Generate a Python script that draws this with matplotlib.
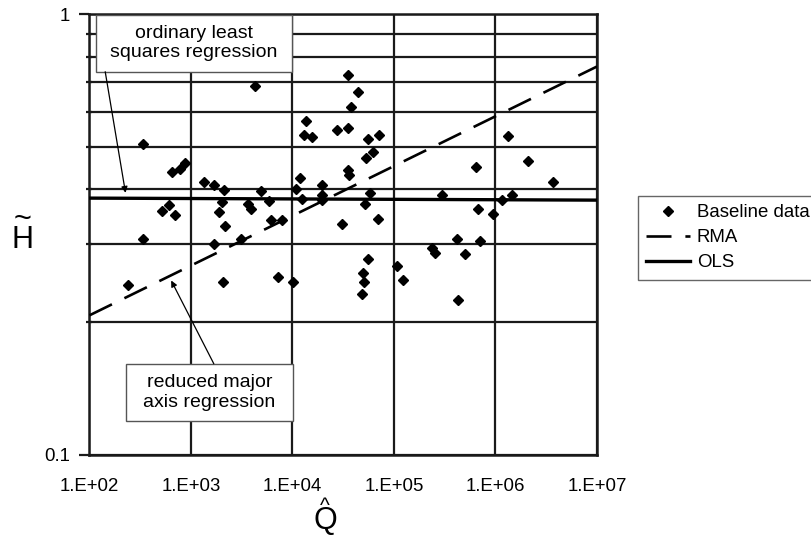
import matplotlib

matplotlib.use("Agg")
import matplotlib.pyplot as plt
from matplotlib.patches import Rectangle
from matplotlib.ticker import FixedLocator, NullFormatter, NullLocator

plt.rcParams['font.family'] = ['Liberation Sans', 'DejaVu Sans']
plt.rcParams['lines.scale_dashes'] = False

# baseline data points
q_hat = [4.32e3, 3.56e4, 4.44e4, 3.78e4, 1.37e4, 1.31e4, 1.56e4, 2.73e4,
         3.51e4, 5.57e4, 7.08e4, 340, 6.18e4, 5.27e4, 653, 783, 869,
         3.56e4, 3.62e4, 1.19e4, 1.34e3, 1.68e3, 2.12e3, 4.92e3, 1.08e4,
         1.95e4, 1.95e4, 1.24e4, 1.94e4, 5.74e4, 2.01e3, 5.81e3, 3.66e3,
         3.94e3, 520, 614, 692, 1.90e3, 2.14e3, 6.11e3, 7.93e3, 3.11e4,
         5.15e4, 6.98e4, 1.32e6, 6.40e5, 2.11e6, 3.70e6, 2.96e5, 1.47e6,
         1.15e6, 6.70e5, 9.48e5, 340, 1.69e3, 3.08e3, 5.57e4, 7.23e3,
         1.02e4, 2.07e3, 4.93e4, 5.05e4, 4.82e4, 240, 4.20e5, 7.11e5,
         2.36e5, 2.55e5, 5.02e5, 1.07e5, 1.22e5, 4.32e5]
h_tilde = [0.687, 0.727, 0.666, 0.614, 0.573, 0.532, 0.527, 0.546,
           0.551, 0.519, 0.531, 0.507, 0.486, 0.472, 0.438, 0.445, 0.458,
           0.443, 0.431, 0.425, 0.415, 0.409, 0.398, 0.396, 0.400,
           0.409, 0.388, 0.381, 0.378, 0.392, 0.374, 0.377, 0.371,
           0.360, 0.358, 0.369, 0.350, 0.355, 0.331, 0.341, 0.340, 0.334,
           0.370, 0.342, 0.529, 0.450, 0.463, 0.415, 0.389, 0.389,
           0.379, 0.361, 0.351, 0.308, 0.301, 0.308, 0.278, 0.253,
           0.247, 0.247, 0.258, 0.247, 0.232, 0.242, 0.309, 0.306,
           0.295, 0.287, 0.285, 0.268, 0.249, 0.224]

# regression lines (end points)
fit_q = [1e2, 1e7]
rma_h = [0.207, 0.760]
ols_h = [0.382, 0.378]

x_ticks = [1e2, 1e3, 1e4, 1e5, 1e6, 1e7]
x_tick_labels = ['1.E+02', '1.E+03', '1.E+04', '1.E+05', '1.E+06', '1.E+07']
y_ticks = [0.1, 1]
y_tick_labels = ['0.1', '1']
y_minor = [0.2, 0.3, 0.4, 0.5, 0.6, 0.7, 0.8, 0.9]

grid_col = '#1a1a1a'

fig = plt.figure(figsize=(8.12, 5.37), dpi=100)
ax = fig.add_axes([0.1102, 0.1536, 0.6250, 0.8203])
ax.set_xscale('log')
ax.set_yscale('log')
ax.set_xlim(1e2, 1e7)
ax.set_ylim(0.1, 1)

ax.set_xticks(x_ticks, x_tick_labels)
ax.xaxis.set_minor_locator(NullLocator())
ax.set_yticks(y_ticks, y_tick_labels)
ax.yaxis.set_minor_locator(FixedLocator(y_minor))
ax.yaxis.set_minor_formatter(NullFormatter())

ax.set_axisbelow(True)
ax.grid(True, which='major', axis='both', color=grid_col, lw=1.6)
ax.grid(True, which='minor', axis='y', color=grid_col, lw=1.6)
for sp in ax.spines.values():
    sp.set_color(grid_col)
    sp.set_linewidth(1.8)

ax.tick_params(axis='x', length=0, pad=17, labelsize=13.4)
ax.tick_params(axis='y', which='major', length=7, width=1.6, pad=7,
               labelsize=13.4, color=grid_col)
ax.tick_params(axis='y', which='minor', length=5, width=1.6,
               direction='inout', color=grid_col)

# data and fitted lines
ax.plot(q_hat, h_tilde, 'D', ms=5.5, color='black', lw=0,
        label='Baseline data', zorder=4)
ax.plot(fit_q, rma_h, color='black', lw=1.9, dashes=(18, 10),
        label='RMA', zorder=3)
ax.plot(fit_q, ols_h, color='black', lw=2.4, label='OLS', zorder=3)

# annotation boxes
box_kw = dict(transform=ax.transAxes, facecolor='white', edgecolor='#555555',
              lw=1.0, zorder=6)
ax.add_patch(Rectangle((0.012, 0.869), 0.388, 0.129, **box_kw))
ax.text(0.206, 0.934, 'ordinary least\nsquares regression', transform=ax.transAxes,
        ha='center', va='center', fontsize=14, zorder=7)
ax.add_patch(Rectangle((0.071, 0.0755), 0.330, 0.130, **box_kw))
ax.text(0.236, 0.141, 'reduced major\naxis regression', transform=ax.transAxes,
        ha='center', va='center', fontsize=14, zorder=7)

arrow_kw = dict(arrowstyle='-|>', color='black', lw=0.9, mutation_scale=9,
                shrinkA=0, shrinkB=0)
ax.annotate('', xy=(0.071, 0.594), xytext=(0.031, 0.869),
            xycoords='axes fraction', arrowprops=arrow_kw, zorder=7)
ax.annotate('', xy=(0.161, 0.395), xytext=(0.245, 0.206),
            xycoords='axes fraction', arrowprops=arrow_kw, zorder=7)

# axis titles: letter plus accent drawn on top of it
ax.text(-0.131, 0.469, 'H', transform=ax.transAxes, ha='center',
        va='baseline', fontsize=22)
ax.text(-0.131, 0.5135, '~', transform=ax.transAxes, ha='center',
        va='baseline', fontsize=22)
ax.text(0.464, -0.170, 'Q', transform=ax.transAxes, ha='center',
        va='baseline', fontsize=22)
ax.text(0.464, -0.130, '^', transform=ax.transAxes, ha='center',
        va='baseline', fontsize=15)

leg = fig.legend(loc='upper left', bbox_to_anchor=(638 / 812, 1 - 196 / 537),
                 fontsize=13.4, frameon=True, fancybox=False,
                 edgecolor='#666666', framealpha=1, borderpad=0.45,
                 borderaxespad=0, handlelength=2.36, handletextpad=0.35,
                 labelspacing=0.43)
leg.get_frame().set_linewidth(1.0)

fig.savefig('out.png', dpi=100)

WHAT YOU NEED TO DO: From the first line above through the line containing "plt.rcParams['lines.scale_dashes'] = False", copy everything exactly, without the pictures.

SOLUTION FOR THIS PROBLEM:
Generate a Python script that draws this with matplotlib.
import matplotlib

matplotlib.use("Agg")
import matplotlib.pyplot as plt
from matplotlib.patches import Rectangle
from matplotlib.ticker import FixedLocator, NullFormatter, NullLocator

plt.rcParams['font.family'] = ['Liberation Sans', 'DejaVu Sans']
plt.rcParams['lines.scale_dashes'] = False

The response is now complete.